### Aim of the exercise
Quote the listing below in its entirety, omitting every image.

-- start Information shown --

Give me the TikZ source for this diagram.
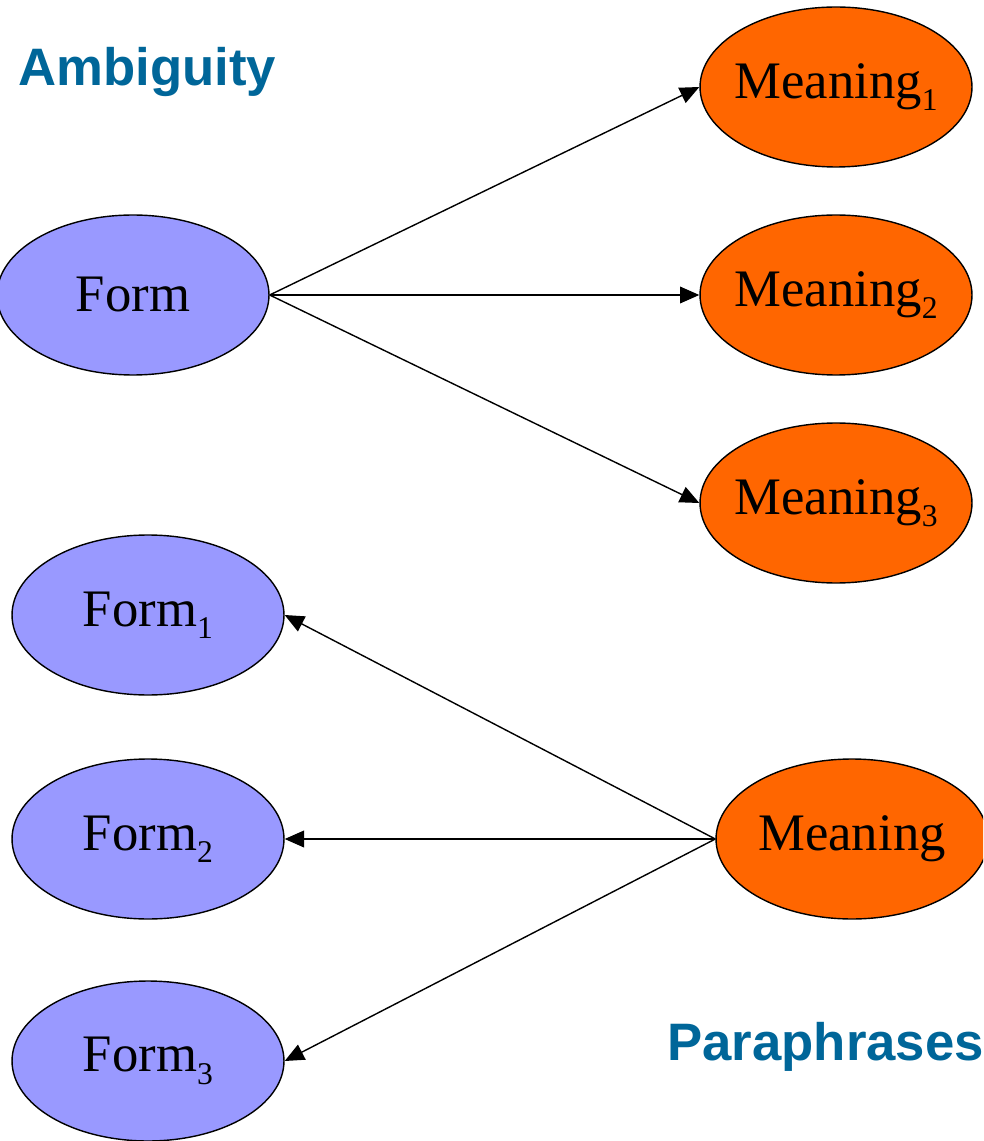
\documentclass[tikz,border=0pt]{standalone}
\usepackage{fontspec}
\setmainfont{Liberation Serif}
\newfontfamily\labelfont{Liberation Sans}
\usetikzlibrary{shapes.geometric,arrows.meta}
\definecolor{formblue}{HTML}{9999FF}
\definecolor{meaningorange}{HTML}{FF6600}
\definecolor{titleblue}{HTML}{006699}
% lowered index after a word
\newcommand{\idx}[1]{\raisebox{-7pt}{\fontsize{18}{18}\selectfont #1}}
% text that does not widen its ellipse
\newcommand{\inside}[1]{\makebox[0pt]{#1}}
\begin{document}
\begin{tikzpicture}[x=0.02cm,y=-0.02cm,
  bubble/.style={ellipse,draw=black,line width=0.8pt,minimum width=5.44cm,
    minimum height=3.2cm,inner sep=0pt,font=\fontsize{30}{36}\selectfont},
  formnode/.style={bubble,fill=formblue},
  meaningnode/.style={bubble,fill=meaningorange},
  link/.style={line width=0.8pt,-{Triangle[length=11pt,width=9.5pt]}},
  heading/.style={text=titleblue,inner sep=0pt,
    font=\labelfont\bfseries\fontsize{30}{36}\selectfont}]
\clip (0,0) rectangle (983,1141);
\fill[white] (0,0) rectangle (983,1141);

% upper half: one form, several meanings
\node[heading,anchor=base west] (amb) at (18,86) {Ambiguity};
\node[formnode] (form) at (133,295) {\inside{Form}};
\node[meaningnode] (m1) at (836,87) {\inside{Meaning\idx{1}}};
\node[meaningnode] (m2) at (836,295) {\inside{Meaning\idx{2}}};
\node[meaningnode] (m3) at (836,503) {\inside{Meaning\idx{3}}};
\draw[link] (form.east) -- (m1.west);
\draw[link] (form.east) -- (m2.west);
\draw[link] (form.east) -- (m3.west);

% lower half: one meaning, several forms
\node[formnode] (f1) at (148,615) {\inside{Form\idx{1}}};
\node[formnode] (f2) at (148,839) {\inside{Form\idx{2}}};
\node[formnode] (f3) at (148,1061) {\inside{Form\idx{3}}};
\node[meaningnode] (mean) at (852,839) {\inside{Meaning}};
\draw[link] (mean.west) -- (f1.east);
\draw[link] (mean.west) -- (f2.east);
\draw[link] (mean.west) -- (f3.east);
\node[heading,anchor=base west] (para) at (667,1060) {Paraphrases};
\end{tikzpicture}
\end{document}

-- end Information shown --

### Task solution
Give me the TikZ source for this diagram.
\documentclass[tikz,border=0pt]{standalone}
\usepackage{fontspec}
\setmainfont{Liberation Serif}
\newfontfamily\labelfont{Liberation Sans}
\usetikzlibrary{shapes.geometric,arrows.meta}
\definecolor{formblue}{HTML}{9999FF}
\definecolor{meaningorange}{HTML}{FF6600}
\definecolor{titleblue}{HTML}{006699}
% lowered index after a word
\newcommand{\idx}[1]{\raisebox{-7pt}{\fontsize{18}{18}\selectfont #1}}
% text that does not widen its ellipse
\newcommand{\inside}[1]{\makebox[0pt]{#1}}
\begin{document}
\begin{tikzpicture}[x=0.02cm,y=-0.02cm,
  bubble/.style={ellipse,draw=black,line width=0.8pt,minimum width=5.44cm,
    minimum height=3.2cm,inner sep=0pt,font=\fontsize{30}{36}\selectfont},
  formnode/.style={bubble,fill=formblue},
  meaningnode/.style={bubble,fill=meaningorange},
  link/.style={line width=0.8pt,-{Triangle[length=11pt,width=9.5pt]}},
  heading/.style={text=titleblue,inner sep=0pt,
    font=\labelfont\bfseries\fontsize{30}{36}\selectfont}]
\clip (0,0) rectangle (983,1141);
\fill[white] (0,0) rectangle (983,1141);

% upper half: one form, several meanings
\node[heading,anchor=base west] (amb) at (18,86) {Ambiguity};
\node[formnode] (form) at (133,295) {\inside{Form}};
\node[meaningnode] (m1) at (836,87) {\inside{Meaning\idx{1}}};
\node[meaningnode] (m2) at (836,295) {\inside{Meaning\idx{2}}};
\node[meaningnode] (m3) at (836,503) {\inside{Meaning\idx{3}}};
\draw[link] (form.east) -- (m1.west);
\draw[link] (form.east) -- (m2.west);
\draw[link] (form.east) -- (m3.west);

% lower half: one meaning, several forms
\node[formnode] (f1) at (148,615) {\inside{Form\idx{1}}};
\node[formnode] (f2) at (148,839) {\inside{Form\idx{2}}};
\node[formnode] (f3) at (148,1061) {\inside{Form\idx{3}}};
\node[meaningnode] (mean) at (852,839) {\inside{Meaning}};
\draw[link] (mean.west) -- (f1.east);
\draw[link] (mean.west) -- (f2.east);
\draw[link] (mean.west) -- (f3.east);
\node[heading,anchor=base west] (para) at (667,1060) {Paraphrases};
\end{tikzpicture}
\end{document}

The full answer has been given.